Nearly 40 employees — including several former PayPal execs — work in Facebook’s ($FB) secretive blockchain group, and the company recently appointed a head of business development to oversee acquisitions and deals in the space.
Facebook, as we know from Zuckerberg’s new year message last year, is seriously exploring how blockchain technology and encryption can help it to defend its market position.
Those plans are likely being accelerated as the problems facing the social network mount.
And it is not just the regulators that it fears are coming for them. The leadership team at Facebook is also worrying about the possibility of an upstart decentralised competitor coming along and disrupting their position in the market.
But Facebook has one very big advantage over any future competitor: its size. The network effect that Facebook enjoys means that despite data protection worries, consumers are still on the platform.
Blockchain is an obvious solution for identification verification and management. However, it looks like Facebook is not stopping there. It also has its eyes on providing what for it would be a host of new services. Chief among those would be financial services, as the cheddar story highlights:
“ultimate goal is to help billions of people with access to things they don’t have now,” which “could be things like equitable financial services, new ways to save, or new ways to share information.”

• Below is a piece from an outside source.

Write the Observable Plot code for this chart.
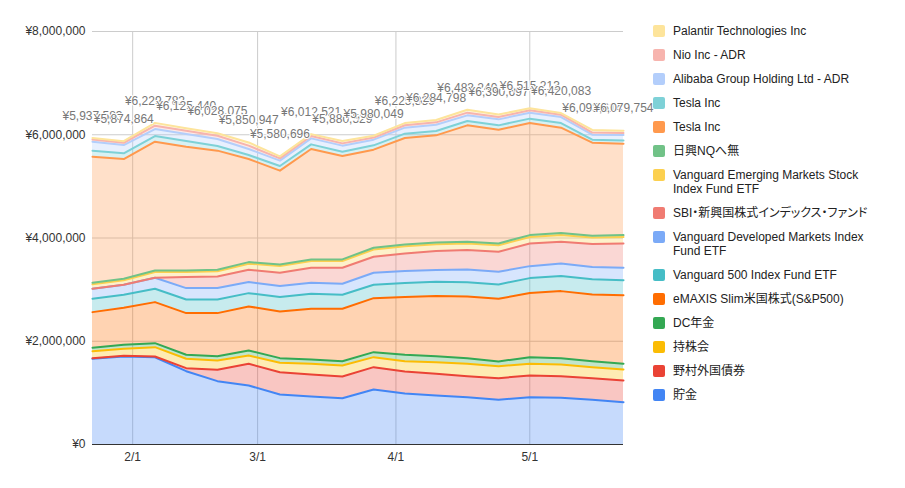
<!DOCTYPE html>
<html>
<head>
<meta charset="utf-8">
<script src="https://cdn.jsdelivr.net/npm/d3@7"></script>
<script src="https://cdn.jsdelivr.net/npm/@observablehq/plot@0.6"></script>
<style>
  html, body { margin: 0; padding: 0; background: #fff; }
  #wrap { position: relative; width: 905px; height: 488px; font-family: "Liberation Sans", Arial, "Noto Sans CJK JP", sans-serif; }
  #chart { position: absolute; left: 0; top: 0; }
  #legend { position: absolute; left: 653px; top: 24px; }
  .item { display: flex; align-items: flex-start; margin-bottom: 10px; }
  .sw { width: 12px; height: 12px; border-radius: 2px; margin-top: 1px; flex: none; }
  .lab { margin-left: 8px; width: 212px; font-size: 12px; line-height: 14px; color: #222; font-feature-settings: "palt"; }
</style>
</head>
<body>
<div id="wrap">
  <div id="chart"></div>
  <div id="legend"></div>
</div>
<script>
// Weekly snapshots of the portfolio (2021)
const dates = [
  "2021-01-23", "2021-01-30", "2021-02-06", "2021-02-13", "2021-02-20", "2021-02-27",
  "2021-03-06", "2021-03-13", "2021-03-20", "2021-03-27", "2021-04-03", "2021-04-10",
  "2021-04-17", "2021-04-24", "2021-05-01", "2021-05-08", "2021-05-15", "2021-05-22"
];

// Holdings, listed from the bottom of the stack upward
const seriesNames = [
  "貯金", "野村外国債券", "持株会", "DC年金", "eMAXIS Slim米国株式(S&P500)",
  "Vanguard 500 Index Fund ETF", "Vanguard Developed Markets Index Fund ETF",
  "SBI・新興国株式インデックス・ファンド", "Vanguard Emerging Markets Stock Index Fund ETF",
  "日興NQへ無", "Tesla Inc", "Tesla Inc", "Alibaba Group Holding Ltd - ADR",
  "Nio Inc - ADR", "Palantir Technologies Inc"
];

const seriesColors = [
  "#4285f4", "#ea4335", "#fbbc04", "#34a853", "#ff6d01",
  "#46bdc6", "#7baaf7", "#f07b72", "#fcd04f", "#71c287",
  "#ff994d", "#7ed1d7", "#b3cefb", "#f7b4ae", "#fde49b"
];

// Values in yen, one array per holding
const savings      = [1660000, 1705000, 1690000, 1420000, 1227000, 1143000, 969000, 930000, 897000, 1066000, 988000, 950000, 917000, 866000, 917000, 905000, 866000, 820000];
const nomuraBond   = [13000, 13000, 15000, 59000, 220000, 421000, 432000, 427000, 421000, 432000, 427000, 420000, 407000, 419000, 420000, 419000, 419000, 420000];
const esop         = [135000, 137000, 181000, 182000, 181000, 161000, 182000, 207000, 213000, 194000, 199000, 225000, 240000, 233000, 227000, 226000, 213000, 213000];
const dcPension    = [66000, 77000, 77000, 77000, 83000, 97000, 90000, 83000, 83000, 97000, 124000, 116000, 109000, 91000, 128000, 123000, 116000, 111000];
const emaxisSP500  = [690000, 717000, 795000, 807000, 834000, 852000, 905000, 983000, 1016000, 1046000, 1117000, 1164000, 1195000, 1215000, 1241000, 1298000, 1293000, 1329000];
const voo          = [260000, 252000, 259000, 265000, 265000, 258000, 277000, 290000, 271000, 260000, 271000, 278000, 277000, 277000, 290000, 291000, 296000, 291000];
const vea          = [193000, 194000, 213000, 220000, 220000, 214000, 213000, 214000, 213000, 232000, 233000, 225000, 246000, 246000, 232000, 246000, 233000, 240000];
const sbiEmerging  = [0, 0, 0, 213000, 226000, 239000, 259000, 290000, 310000, 310000, 343000, 368000, 375000, 387000, 440000, 420000, 446000, 471000];
const vwo          = [87000, 86000, 112000, 99000, 99000, 118000, 131000, 131000, 131000, 140000, 139000, 134000, 127000, 126000, 126000, 132000, 128000, 126000];
const nikkoNQ      = [30000, 30000, 30000, 30000, 30000, 30000, 30000, 30000, 30000, 35000, 35000, 35000, 35000, 35000, 35000, 35000, 35000, 35000];
const tesla        = [2441000, 2319000, 2494000, 2397000, 2307000, 1997000, 1816000, 2138000, 2002000, 1899000, 2060000, 2073000, 2254000, 2203000, 2171000, 2042000, 1802000, 1771000];
const tesla2       = [117000, 110000, 109000, 109000, 89000, 77000, 90000, 91000, 85000, 84000, 85000, 84000, 84000, 84000, 85000, 90000, 58000, 64000];
const alibaba      = [174000, 161000, 136000, 136000, 136000, 116000, 104000, 116000, 117000, 110000, 116000, 123000, 110000, 116000, 116000, 116000, 97000, 103000];
const nio          = [40000, 44000, 65000, 65000, 65000, 66000, 45000, 45000, 44000, 40000, 48000, 45000, 52000, 45000, 45000, 46000, 41000, 39000];
const palantir     = [31583, 29864, 53782, 46440, 46075, 61947, 37696, 37521, 47529, 35049, 40839, 44798, 55240, 47697, 42213, 31083, 50614, 46754];

const seriesValues = [
  savings, nomuraBond, esop, dcPension, emaxisSP500, voo, vea, sbiEmerging,
  vwo, nikkoNQ, tesla, tesla2, alibaba, nio, palantir
];

// Weekly portfolio totals, printed above each week
const totals = [5937583, 5874864, 6229782, 6125440, 6028075, 5850947, 5580696, 6012521, 5880529, 5980049, 6225839, 6284798, 6483240, 6390697, 6515213, 6420083, 6093614, 6079754];

// Axis ticks
const monthStarts = ["2021-02-01", "2021-03-01", "2021-04-01", "2021-05-01"];
const monthLabels = ["2/1", "3/1", "4/1", "5/1"];
const yTicks = [0, 2000000, 4000000, 6000000, 8000000];

// Long-format table for the stacked areas
const keys = seriesNames.map((_, i) => "s" + i);
const rows = [];
seriesValues.forEach((vals, s) => {
  vals.forEach((v, i) => rows.push({ date: new Date(dates[i]), key: keys[s], value: v }));
});

const totalRows = dates.map((d, i) => ({ date: new Date(dates[i]), total: totals[i] }));
const monthDates = monthStarts.map(d => new Date(d));
const monthLabelOf = new Map(monthDates.map((d, i) => [+d, monthLabels[i]]));
const yen = d3.format(",");

const chart = Plot.plot({
  width: 905,
  height: 488,
  marginLeft: 92,
  marginRight: 282,
  marginTop: 31,
  marginBottom: 44,
  style: {
    fontFamily: "'Liberation Sans', Arial, 'Noto Sans CJK JP', sans-serif",
    fontSize: "12px",
    color: "#333",
    background: "transparent",
    overflow: "visible"
  },
  x: {
    type: "utc",
    domain: [new Date(dates[0]), new Date(dates[dates.length - 1])],
    ticks: monthDates,
    tickFormat: d => monthLabelOf.get(+d),
    tickSize: 0,
    tickPadding: 8,
    label: null
  },
  y: {
    domain: [0, 8000000],
    ticks: yTicks,
    tickFormat: d => "¥" + yen(d),
    tickSize: 0,
    tickPadding: 7,
    label: null
  },
  color: { domain: keys, range: seriesColors },
  marks: [
    Plot.ruleX(monthDates, { stroke: "#cccccc", strokeWidth: 1 }),
    Plot.ruleY(yTicks.slice(1), { stroke: "#cccccc", strokeWidth: 1 }),
    Plot.areaY(rows, { x: "date", y: "value", z: "key", fill: "key", fillOpacity: 0.3 }),
    Plot.lineY(rows, Plot.stackY2({ x: "date", y: "value", z: "key", stroke: "key", strokeWidth: 2 })),
    Plot.ruleY([0], { stroke: "#333", strokeWidth: 1 }),
    Plot.text(totalRows, {
      x: "date",
      y: "total",
      text: d => "¥" + yen(d.total),
      dy: -22,
      fill: "#777",
      stroke: "white",
      strokeWidth: 2,
      fontSize: 12
    })
  ]
});
document.getElementById("chart").appendChild(chart);

// Legend, top of the stack first
const legend = document.getElementById("legend");
for (let s = seriesNames.length - 1; s >= 0; s--) {
  const item = document.createElement("div");
  item.className = "item";
  const sw = document.createElement("div");
  sw.className = "sw";
  sw.style.background = seriesColors[s];
  const lab = document.createElement("div");
  lab.className = "lab";
  lab.textContent = seriesNames[s];
  item.appendChild(sw);
  item.appendChild(lab);
  legend.appendChild(item);
}
</script>
</body>
</html>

David Marcus heads the facebook division in charge of distributed ledger tech is a former president of PayPal has apparently hired half a dozen or so engineers and executives from PayPal.
So Facebook has the scale, it has an id system, albeit not cryptographically secured as yet – the part it doesn’t have yet is a full-blown payments system.

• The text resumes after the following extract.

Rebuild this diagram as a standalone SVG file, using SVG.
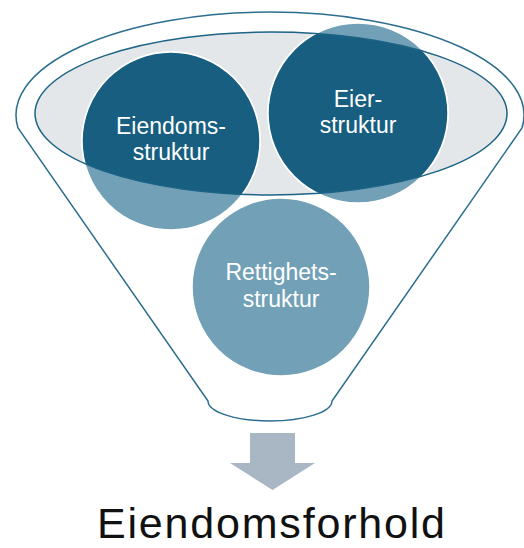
<svg xmlns="http://www.w3.org/2000/svg" width="524" height="548" viewBox="0 0 524 548">
<style>
.lbl{font-family:"Liberation Sans",Arial,sans-serif;font-size:23px;fill:#ffffff;text-anchor:middle}
.outline{fill:none;stroke:#1d6385;stroke-width:1.5}
.light{fill:#72a1b7;stroke:#ffffff;stroke-width:1.5}
.dark{fill:#175e80}
</style>
<defs>
<clipPath id="inner"><ellipse cx="271" cy="113.5" rx="236" ry="81.5"/></clipPath>
</defs>
<rect width="524" height="548" fill="#ffffff"/>
<g id="funnel">
<path d="M18,128 A254,103 0 1 1 522,128 L332,401 A62,20 0 0 1 208,401 Z" fill="#ffffff" stroke="#2b6e90" stroke-width="1.5"/>
<ellipse cx="271" cy="113.5" rx="236" ry="81.5" fill="#e4e7ea"/>
</g>
<g id="eiendomsstruktur">
<circle class="light" cx="171" cy="141" r="89"/>
<circle class="dark" cx="171" cy="141" r="89" clip-path="url(#inner)"/>
<circle cx="171" cy="141" r="89" fill="none" stroke="#ffffff" stroke-width="1.5" clip-path="url(#inner)"/>
</g>
<g id="eierstruktur">
<circle class="light" cx="358" cy="113" r="90"/>
<circle class="dark" cx="358" cy="113" r="90" clip-path="url(#inner)"/>
<circle cx="358" cy="113" r="90" fill="none" stroke="#ffffff" stroke-width="1.5" clip-path="url(#inner)"/>
</g>
<ellipse class="outline" cx="271" cy="113.5" rx="236" ry="81.5"/>
<g id="rettighetsstruktur">
<circle class="light" cx="281" cy="287" r="89"/>
</g>
<g id="labels">
<text class="lbl" x="171" y="134">Eiendoms-</text>
<text class="lbl" x="171" y="160">struktur</text>
<text class="lbl" x="358" y="107">Eier-</text>
<text class="lbl" x="358" y="133">struktur</text>
<text class="lbl" x="281" y="280">Rettighets-</text>
<text class="lbl" x="281" y="307">struktur</text>
</g>
<g id="connectors">
<polygon points="250,433 295,433 295,463 315,463 272.5,490 230,463 250,463" fill="#a9b6c3"/>
</g>
<g id="result">
<text x="97" y="538" font-family="Liberation Sans, Arial, sans-serif" font-size="43" fill="#111111" textLength="348" lengthAdjust="spacing">Eiendomsforhold</text>
</g>
</svg>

Facebook’s leadership knows what’s going on in Asia, where countries like China are ahead of the West in mobile payments, with companies such as Alibaba and Tencent in the vanguard.
And it’s not just about on-platform payments. In the US Starbucks is the largest app in the . “proximity payment” business, followed by Apple. Facebook also probably wants to get in on the action.
When Facebook does make its move into crypto it will set in play an arms race for talent as competitors look to match whatever it is theFacebook brings to market.
Talent problem? Buy some crypto start-ups
A small fly in the ointment for Facebook is the battering its brand has been taking this year, and that looks set to get worse. Blockchain engineers might prefer to work elsewhere. Nevertheless Facebook has deep pockets and would no doubt be willing to pay handsomely for the talent it needs.
Another way to get your hands on talent is to buy some companies in the crypto space so they can learn at the coalface.